>> BEGIN Record set

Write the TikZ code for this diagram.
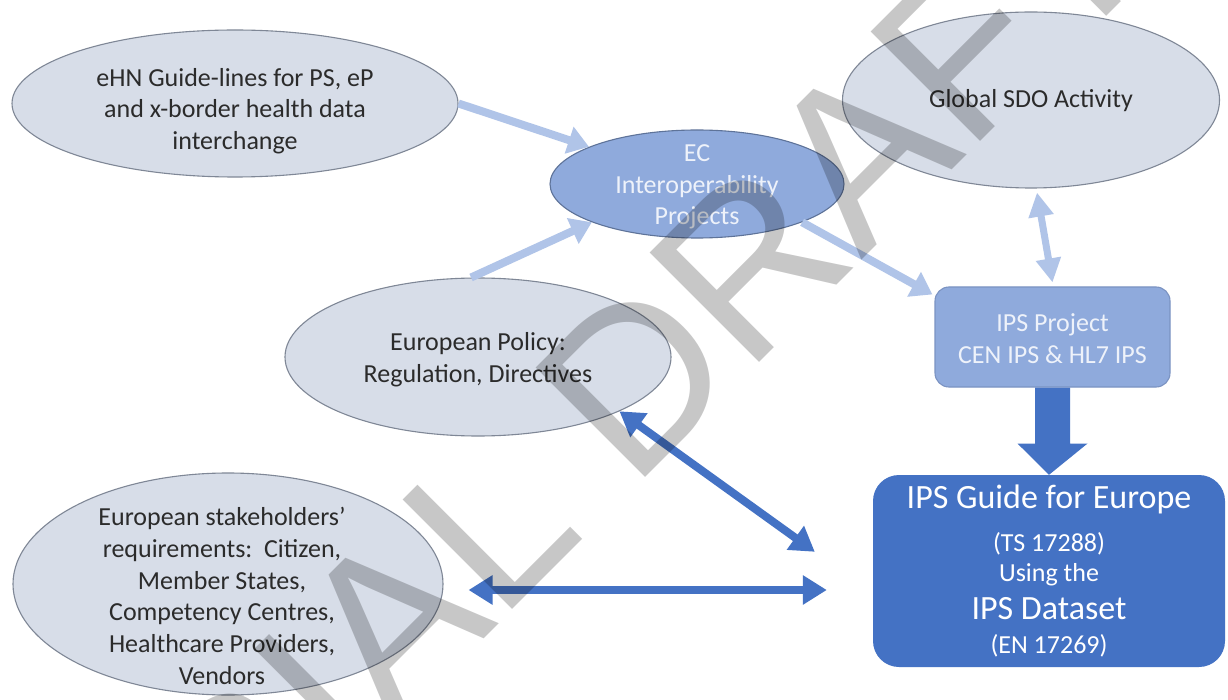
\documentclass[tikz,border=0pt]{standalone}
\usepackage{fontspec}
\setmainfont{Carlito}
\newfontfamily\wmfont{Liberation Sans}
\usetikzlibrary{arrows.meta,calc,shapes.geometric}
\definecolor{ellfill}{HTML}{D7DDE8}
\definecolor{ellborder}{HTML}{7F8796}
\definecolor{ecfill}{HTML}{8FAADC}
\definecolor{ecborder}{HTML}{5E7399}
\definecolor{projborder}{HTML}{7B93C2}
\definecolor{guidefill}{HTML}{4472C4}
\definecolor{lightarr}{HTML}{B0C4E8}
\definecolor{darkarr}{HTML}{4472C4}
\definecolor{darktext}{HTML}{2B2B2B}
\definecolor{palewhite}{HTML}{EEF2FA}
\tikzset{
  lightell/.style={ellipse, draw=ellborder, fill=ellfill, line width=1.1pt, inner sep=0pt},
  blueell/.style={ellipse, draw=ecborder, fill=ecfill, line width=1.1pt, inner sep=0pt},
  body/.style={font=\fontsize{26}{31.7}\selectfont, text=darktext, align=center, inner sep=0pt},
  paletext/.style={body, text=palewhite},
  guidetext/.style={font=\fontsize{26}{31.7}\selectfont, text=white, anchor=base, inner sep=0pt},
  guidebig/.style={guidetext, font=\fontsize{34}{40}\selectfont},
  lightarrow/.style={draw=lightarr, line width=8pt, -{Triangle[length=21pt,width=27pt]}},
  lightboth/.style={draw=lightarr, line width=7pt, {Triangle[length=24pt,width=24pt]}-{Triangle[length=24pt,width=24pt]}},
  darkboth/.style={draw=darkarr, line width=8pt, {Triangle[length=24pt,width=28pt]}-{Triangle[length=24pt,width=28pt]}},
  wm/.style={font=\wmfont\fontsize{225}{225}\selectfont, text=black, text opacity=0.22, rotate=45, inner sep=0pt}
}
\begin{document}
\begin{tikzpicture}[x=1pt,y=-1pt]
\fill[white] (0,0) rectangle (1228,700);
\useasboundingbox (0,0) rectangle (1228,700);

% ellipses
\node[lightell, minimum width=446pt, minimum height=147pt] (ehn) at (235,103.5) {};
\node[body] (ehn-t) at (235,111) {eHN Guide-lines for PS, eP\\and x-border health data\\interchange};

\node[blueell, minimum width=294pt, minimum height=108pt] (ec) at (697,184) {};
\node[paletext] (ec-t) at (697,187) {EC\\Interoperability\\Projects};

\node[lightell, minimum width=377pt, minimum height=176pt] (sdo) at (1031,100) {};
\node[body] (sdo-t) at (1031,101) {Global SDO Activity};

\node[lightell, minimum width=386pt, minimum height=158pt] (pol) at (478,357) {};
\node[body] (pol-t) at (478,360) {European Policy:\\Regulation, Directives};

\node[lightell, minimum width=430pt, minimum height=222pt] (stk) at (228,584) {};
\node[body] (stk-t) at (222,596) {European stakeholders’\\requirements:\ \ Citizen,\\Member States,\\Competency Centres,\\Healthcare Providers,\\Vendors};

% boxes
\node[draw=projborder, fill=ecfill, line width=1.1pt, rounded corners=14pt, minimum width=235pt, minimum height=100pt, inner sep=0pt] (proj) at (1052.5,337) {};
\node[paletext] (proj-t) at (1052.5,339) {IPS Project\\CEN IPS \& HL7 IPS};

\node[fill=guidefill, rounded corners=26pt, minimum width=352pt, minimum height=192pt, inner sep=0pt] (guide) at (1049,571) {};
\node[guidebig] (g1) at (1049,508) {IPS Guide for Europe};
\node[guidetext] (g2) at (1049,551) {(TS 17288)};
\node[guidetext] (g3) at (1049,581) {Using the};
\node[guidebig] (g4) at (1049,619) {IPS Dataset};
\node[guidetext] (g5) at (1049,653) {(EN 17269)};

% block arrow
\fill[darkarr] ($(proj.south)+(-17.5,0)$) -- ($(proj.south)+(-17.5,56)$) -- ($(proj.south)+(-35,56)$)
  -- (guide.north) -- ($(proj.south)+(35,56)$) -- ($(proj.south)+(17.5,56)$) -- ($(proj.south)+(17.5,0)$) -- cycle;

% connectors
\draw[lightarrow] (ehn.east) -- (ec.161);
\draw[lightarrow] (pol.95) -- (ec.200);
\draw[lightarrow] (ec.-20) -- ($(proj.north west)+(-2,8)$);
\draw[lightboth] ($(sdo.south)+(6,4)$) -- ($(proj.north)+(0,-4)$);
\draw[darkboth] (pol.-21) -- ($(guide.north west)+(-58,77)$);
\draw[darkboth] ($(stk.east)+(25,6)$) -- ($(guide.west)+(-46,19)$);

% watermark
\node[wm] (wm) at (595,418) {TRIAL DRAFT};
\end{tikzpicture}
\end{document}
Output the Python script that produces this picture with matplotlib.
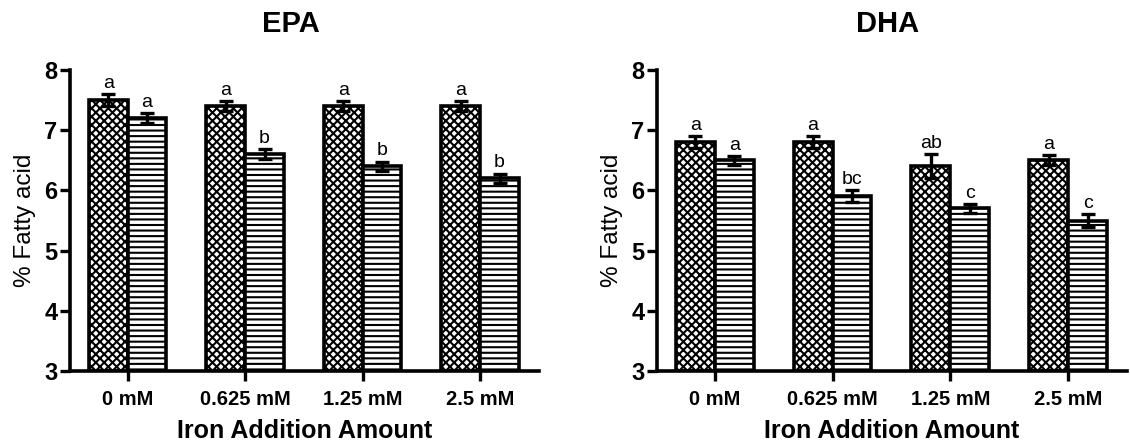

>> END Record set

◆ Do this
Transcribe every record above exactly, leaving out the pictures.

◆ The solution
Write the TikZ code for this diagram.
\documentclass[tikz,border=0pt]{standalone}
\usepackage{fontspec}
\setmainfont{Carlito}
\newfontfamily\wmfont{Liberation Sans}
\usetikzlibrary{arrows.meta,calc,shapes.geometric}
\definecolor{ellfill}{HTML}{D7DDE8}
\definecolor{ellborder}{HTML}{7F8796}
\definecolor{ecfill}{HTML}{8FAADC}
\definecolor{ecborder}{HTML}{5E7399}
\definecolor{projborder}{HTML}{7B93C2}
\definecolor{guidefill}{HTML}{4472C4}
\definecolor{lightarr}{HTML}{B0C4E8}
\definecolor{darkarr}{HTML}{4472C4}
\definecolor{darktext}{HTML}{2B2B2B}
\definecolor{palewhite}{HTML}{EEF2FA}
\tikzset{
  lightell/.style={ellipse, draw=ellborder, fill=ellfill, line width=1.1pt, inner sep=0pt},
  blueell/.style={ellipse, draw=ecborder, fill=ecfill, line width=1.1pt, inner sep=0pt},
  body/.style={font=\fontsize{26}{31.7}\selectfont, text=darktext, align=center, inner sep=0pt},
  paletext/.style={body, text=palewhite},
  guidetext/.style={font=\fontsize{26}{31.7}\selectfont, text=white, anchor=base, inner sep=0pt},
  guidebig/.style={guidetext, font=\fontsize{34}{40}\selectfont},
  lightarrow/.style={draw=lightarr, line width=8pt, -{Triangle[length=21pt,width=27pt]}},
  lightboth/.style={draw=lightarr, line width=7pt, {Triangle[length=24pt,width=24pt]}-{Triangle[length=24pt,width=24pt]}},
  darkboth/.style={draw=darkarr, line width=8pt, {Triangle[length=24pt,width=28pt]}-{Triangle[length=24pt,width=28pt]}},
  wm/.style={font=\wmfont\fontsize{225}{225}\selectfont, text=black, text opacity=0.22, rotate=45, inner sep=0pt}
}
\begin{document}
\begin{tikzpicture}[x=1pt,y=-1pt]
\fill[white] (0,0) rectangle (1228,700);
\useasboundingbox (0,0) rectangle (1228,700);

% ellipses
\node[lightell, minimum width=446pt, minimum height=147pt] (ehn) at (235,103.5) {};
\node[body] (ehn-t) at (235,111) {eHN Guide-lines for PS, eP\\and x-border health data\\interchange};

\node[blueell, minimum width=294pt, minimum height=108pt] (ec) at (697,184) {};
\node[paletext] (ec-t) at (697,187) {EC\\Interoperability\\Projects};

\node[lightell, minimum width=377pt, minimum height=176pt] (sdo) at (1031,100) {};
\node[body] (sdo-t) at (1031,101) {Global SDO Activity};

\node[lightell, minimum width=386pt, minimum height=158pt] (pol) at (478,357) {};
\node[body] (pol-t) at (478,360) {European Policy:\\Regulation, Directives};

\node[lightell, minimum width=430pt, minimum height=222pt] (stk) at (228,584) {};
\node[body] (stk-t) at (222,596) {European stakeholders’\\requirements:\ \ Citizen,\\Member States,\\Competency Centres,\\Healthcare Providers,\\Vendors};

% boxes
\node[draw=projborder, fill=ecfill, line width=1.1pt, rounded corners=14pt, minimum width=235pt, minimum height=100pt, inner sep=0pt] (proj) at (1052.5,337) {};
\node[paletext] (proj-t) at (1052.5,339) {IPS Project\\CEN IPS \& HL7 IPS};

\node[fill=guidefill, rounded corners=26pt, minimum width=352pt, minimum height=192pt, inner sep=0pt] (guide) at (1049,571) {};
\node[guidebig] (g1) at (1049,508) {IPS Guide for Europe};
\node[guidetext] (g2) at (1049,551) {(TS 17288)};
\node[guidetext] (g3) at (1049,581) {Using the};
\node[guidebig] (g4) at (1049,619) {IPS Dataset};
\node[guidetext] (g5) at (1049,653) {(EN 17269)};

% block arrow
\fill[darkarr] ($(proj.south)+(-17.5,0)$) -- ($(proj.south)+(-17.5,56)$) -- ($(proj.south)+(-35,56)$)
  -- (guide.north) -- ($(proj.south)+(35,56)$) -- ($(proj.south)+(17.5,56)$) -- ($(proj.south)+(17.5,0)$) -- cycle;

% connectors
\draw[lightarrow] (ehn.east) -- (ec.161);
\draw[lightarrow] (pol.95) -- (ec.200);
\draw[lightarrow] (ec.-20) -- ($(proj.north west)+(-2,8)$);
\draw[lightboth] ($(sdo.south)+(6,4)$) -- ($(proj.north)+(0,-4)$);
\draw[darkboth] (pol.-21) -- ($(guide.north west)+(-58,77)$);
\draw[darkboth] ($(stk.east)+(25,6)$) -- ($(guide.west)+(-46,19)$);

% watermark
\node[wm] (wm) at (595,418) {TRIAL DRAFT};
\end{tikzpicture}
\end{document}
Output the Python script that produces this picture with matplotlib.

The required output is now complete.